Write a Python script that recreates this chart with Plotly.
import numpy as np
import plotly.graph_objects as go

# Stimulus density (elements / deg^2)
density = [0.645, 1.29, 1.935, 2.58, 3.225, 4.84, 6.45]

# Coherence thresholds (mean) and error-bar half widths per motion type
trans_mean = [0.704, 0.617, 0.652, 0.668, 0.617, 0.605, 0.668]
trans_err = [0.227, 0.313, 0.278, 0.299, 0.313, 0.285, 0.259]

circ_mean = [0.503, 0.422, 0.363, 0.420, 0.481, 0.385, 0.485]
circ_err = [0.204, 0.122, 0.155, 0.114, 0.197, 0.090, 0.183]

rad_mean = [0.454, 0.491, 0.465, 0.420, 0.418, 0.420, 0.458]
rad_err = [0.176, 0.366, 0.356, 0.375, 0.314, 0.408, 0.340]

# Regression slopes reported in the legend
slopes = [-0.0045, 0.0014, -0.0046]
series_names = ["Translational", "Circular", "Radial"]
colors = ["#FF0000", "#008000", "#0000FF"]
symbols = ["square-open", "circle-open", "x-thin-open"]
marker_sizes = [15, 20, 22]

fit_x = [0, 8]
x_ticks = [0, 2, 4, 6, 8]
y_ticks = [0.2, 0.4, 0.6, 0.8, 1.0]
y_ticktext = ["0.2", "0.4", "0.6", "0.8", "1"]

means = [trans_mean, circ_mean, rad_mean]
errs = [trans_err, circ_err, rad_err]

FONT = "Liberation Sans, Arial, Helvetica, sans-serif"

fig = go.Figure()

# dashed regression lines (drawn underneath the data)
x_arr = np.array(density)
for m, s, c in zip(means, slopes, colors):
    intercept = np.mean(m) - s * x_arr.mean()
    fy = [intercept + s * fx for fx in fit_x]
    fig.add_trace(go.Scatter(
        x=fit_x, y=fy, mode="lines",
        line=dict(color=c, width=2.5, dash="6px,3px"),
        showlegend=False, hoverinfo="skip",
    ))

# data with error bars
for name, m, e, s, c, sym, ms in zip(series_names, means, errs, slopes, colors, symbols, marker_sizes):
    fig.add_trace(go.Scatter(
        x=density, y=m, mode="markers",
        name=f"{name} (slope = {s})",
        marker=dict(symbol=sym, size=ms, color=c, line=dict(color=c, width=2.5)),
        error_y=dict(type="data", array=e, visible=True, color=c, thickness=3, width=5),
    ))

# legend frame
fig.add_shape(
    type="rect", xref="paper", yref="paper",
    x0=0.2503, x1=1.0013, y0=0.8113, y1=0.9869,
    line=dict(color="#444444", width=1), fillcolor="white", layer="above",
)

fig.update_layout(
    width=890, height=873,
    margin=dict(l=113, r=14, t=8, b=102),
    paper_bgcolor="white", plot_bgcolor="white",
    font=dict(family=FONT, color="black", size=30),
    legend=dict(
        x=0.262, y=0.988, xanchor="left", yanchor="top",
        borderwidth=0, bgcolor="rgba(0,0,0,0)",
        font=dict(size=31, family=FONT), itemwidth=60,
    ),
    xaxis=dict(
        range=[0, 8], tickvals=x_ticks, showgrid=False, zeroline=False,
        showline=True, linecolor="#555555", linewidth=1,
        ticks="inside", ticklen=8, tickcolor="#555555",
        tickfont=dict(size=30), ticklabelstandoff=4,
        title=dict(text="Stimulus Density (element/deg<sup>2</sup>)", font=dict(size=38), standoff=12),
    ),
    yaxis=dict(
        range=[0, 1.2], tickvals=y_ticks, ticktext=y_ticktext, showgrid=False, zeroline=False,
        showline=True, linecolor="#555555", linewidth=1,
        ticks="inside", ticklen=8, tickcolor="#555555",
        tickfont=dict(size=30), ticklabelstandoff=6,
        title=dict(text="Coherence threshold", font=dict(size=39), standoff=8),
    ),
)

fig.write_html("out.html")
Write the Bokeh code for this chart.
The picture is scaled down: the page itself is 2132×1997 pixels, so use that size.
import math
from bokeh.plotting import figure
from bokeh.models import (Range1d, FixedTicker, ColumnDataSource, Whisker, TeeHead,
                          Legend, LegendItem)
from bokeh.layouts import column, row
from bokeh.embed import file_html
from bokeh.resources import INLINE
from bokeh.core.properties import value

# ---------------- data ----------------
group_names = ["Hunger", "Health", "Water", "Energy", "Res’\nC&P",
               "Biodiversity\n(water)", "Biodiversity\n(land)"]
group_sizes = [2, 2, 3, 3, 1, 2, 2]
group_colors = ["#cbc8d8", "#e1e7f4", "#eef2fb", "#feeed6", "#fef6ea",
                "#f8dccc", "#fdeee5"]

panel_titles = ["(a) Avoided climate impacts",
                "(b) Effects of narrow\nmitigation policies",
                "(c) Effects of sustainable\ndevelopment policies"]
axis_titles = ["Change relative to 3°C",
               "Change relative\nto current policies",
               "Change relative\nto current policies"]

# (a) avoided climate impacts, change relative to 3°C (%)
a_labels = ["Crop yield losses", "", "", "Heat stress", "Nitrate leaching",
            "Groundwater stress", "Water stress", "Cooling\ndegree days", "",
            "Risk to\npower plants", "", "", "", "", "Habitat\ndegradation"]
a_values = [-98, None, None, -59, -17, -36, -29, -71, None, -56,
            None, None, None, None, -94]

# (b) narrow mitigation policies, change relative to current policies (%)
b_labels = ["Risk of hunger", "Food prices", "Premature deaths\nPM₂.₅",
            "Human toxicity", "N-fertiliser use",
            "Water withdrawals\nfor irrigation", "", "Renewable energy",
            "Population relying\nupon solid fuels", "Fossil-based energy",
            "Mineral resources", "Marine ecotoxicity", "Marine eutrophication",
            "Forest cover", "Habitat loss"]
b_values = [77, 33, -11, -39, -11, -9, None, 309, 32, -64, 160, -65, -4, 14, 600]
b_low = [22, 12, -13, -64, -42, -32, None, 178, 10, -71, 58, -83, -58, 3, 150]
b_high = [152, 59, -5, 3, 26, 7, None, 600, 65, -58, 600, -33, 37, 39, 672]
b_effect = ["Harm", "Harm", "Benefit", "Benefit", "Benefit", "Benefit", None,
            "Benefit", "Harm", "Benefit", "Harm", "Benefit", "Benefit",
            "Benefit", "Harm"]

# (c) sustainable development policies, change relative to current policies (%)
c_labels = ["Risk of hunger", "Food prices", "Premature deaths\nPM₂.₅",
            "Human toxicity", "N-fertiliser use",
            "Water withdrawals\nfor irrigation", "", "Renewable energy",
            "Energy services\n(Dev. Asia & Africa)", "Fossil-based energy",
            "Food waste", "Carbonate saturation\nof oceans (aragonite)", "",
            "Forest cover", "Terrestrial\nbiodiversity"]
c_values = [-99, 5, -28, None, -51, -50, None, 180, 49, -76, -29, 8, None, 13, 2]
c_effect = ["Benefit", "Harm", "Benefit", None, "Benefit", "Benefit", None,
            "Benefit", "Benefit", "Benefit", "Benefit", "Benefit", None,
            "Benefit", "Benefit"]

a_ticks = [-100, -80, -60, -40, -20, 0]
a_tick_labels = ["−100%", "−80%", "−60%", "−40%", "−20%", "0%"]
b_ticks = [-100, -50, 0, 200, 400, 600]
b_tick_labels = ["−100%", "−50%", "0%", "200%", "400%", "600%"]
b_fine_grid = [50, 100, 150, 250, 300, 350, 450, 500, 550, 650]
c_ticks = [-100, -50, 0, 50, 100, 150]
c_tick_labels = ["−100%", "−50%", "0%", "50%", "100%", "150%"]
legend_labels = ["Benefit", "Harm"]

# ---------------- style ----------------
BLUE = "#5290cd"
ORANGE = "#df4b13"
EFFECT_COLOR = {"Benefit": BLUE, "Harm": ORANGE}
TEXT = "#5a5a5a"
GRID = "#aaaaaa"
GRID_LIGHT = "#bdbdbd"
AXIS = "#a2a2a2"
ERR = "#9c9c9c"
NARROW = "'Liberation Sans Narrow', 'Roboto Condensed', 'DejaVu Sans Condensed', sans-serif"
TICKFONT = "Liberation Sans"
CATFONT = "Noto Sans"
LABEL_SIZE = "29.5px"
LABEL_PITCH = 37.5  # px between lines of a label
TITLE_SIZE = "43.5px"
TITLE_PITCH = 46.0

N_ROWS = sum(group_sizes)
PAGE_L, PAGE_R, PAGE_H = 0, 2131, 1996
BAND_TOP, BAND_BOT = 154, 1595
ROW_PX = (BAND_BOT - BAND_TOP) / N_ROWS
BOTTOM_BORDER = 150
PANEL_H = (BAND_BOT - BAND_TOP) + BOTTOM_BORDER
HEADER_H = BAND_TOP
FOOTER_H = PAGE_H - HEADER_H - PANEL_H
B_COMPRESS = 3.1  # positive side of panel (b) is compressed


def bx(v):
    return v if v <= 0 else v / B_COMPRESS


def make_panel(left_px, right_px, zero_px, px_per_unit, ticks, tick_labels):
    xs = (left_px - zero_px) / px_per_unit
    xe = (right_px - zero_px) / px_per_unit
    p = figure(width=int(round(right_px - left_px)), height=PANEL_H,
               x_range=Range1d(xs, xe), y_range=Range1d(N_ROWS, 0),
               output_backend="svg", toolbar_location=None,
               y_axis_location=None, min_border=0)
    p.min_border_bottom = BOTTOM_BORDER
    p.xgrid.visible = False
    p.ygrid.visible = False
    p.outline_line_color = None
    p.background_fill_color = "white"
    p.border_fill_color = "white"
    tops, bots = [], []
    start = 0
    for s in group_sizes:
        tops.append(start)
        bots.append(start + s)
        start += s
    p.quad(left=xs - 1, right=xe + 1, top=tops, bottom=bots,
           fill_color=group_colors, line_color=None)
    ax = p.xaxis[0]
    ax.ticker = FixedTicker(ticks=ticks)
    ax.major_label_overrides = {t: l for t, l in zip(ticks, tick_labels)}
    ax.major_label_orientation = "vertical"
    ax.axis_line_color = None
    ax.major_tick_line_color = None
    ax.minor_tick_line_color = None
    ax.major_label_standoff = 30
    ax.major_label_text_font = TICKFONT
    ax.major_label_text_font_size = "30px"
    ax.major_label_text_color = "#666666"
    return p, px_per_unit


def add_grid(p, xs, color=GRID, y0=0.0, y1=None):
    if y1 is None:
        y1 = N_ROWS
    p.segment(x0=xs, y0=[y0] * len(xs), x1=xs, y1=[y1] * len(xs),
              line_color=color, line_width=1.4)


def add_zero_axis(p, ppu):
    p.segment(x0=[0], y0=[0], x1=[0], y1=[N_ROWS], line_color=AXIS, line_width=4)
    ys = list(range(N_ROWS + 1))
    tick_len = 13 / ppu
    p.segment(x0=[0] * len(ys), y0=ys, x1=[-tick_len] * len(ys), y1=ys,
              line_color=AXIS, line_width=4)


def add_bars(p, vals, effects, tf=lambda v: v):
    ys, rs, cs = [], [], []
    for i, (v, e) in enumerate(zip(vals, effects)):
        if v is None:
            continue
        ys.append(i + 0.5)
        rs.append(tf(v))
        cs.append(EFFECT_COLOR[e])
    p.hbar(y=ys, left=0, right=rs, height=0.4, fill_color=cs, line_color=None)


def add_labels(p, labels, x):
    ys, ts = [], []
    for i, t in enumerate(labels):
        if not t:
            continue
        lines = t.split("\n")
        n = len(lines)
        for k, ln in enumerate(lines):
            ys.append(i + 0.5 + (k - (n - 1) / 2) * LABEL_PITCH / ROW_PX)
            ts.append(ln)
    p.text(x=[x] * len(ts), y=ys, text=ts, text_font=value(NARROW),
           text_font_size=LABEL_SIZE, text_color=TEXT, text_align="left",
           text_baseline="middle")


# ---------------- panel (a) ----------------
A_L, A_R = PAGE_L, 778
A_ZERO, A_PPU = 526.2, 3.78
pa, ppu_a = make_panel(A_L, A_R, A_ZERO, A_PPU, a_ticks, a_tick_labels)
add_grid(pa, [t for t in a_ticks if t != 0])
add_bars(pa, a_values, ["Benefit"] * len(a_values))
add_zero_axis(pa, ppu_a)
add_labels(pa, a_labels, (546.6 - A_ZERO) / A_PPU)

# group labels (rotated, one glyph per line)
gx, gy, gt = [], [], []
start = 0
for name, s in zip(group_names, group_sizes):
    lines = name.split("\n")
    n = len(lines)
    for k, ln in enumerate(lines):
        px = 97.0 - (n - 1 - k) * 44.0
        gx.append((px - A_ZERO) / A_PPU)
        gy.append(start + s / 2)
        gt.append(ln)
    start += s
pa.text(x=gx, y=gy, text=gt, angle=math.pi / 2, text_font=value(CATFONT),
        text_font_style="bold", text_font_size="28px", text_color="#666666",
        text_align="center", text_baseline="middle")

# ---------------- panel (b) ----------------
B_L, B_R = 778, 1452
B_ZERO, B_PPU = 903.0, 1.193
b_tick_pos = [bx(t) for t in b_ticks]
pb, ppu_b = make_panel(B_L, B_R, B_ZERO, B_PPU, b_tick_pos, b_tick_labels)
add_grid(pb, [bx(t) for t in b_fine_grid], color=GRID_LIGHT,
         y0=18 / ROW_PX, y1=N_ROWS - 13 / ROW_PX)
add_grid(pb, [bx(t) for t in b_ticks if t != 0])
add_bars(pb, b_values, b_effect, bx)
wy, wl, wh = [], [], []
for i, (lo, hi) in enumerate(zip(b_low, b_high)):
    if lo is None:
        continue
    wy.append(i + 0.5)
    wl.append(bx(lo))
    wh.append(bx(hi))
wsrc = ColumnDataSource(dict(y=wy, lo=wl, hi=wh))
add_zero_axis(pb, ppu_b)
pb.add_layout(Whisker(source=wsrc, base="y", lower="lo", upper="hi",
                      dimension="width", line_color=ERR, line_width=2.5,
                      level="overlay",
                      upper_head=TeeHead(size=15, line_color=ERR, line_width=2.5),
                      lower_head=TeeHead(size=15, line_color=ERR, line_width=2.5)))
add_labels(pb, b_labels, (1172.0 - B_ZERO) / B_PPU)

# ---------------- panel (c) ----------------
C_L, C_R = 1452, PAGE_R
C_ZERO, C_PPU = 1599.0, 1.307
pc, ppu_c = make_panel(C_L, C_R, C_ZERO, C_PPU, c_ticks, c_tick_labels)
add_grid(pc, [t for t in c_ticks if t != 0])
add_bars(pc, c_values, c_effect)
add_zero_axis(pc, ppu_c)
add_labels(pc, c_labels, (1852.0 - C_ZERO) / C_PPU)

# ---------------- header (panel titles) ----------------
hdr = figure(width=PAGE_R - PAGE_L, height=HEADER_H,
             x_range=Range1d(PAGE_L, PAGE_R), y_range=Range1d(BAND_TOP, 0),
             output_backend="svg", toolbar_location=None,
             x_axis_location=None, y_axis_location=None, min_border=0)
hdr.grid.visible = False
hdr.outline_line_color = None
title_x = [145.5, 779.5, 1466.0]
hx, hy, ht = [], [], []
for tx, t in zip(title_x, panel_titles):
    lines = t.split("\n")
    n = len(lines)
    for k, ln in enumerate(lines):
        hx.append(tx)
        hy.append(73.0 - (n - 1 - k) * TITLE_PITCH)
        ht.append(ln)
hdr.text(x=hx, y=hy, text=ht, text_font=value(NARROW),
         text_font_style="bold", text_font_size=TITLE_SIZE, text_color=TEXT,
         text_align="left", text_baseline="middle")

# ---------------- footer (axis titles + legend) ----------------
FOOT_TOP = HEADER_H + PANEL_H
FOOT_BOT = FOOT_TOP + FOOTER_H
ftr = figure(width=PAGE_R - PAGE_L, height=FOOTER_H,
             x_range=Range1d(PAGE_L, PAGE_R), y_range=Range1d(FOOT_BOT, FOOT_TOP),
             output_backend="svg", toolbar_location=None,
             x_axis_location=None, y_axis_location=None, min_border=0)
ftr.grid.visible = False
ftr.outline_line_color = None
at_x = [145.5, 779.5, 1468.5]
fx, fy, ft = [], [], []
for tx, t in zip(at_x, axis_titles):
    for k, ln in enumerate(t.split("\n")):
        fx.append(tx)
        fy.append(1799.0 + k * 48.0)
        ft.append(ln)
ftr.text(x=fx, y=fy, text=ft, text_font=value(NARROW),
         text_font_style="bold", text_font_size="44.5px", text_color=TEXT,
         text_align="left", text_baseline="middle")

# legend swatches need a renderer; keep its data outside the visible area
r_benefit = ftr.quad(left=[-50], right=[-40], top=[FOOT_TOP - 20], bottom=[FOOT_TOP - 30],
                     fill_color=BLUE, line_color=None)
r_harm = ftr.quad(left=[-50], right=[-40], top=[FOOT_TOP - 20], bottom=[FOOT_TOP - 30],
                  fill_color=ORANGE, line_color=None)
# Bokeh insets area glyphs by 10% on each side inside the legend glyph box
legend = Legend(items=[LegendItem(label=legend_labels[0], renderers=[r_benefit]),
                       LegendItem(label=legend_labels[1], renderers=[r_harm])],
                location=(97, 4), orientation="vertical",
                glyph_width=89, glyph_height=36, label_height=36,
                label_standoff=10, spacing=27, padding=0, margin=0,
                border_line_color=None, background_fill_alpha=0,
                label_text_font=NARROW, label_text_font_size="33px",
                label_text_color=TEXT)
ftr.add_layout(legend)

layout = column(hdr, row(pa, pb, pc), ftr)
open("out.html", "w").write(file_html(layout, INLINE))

┄┄┄┄┄┄┄┄┄┄┄┄┄┄┄┄┄┄┄┄

[Goal of the exercise]:
Repeat exactly the lines running from the one with "The picture is" through the one with "from bokeh.core.properties import value", both included.

[Written solution]:
The picture is scaled down: the page itself is 2132×1997 pixels, so use that size.
import math
from bokeh.plotting import figure
from bokeh.models import (Range1d, FixedTicker, ColumnDataSource, Whisker, TeeHead,
                          Legend, LegendItem)
from bokeh.layouts import column, row
from bokeh.embed import file_html
from bokeh.resources import INLINE
from bokeh.core.properties import value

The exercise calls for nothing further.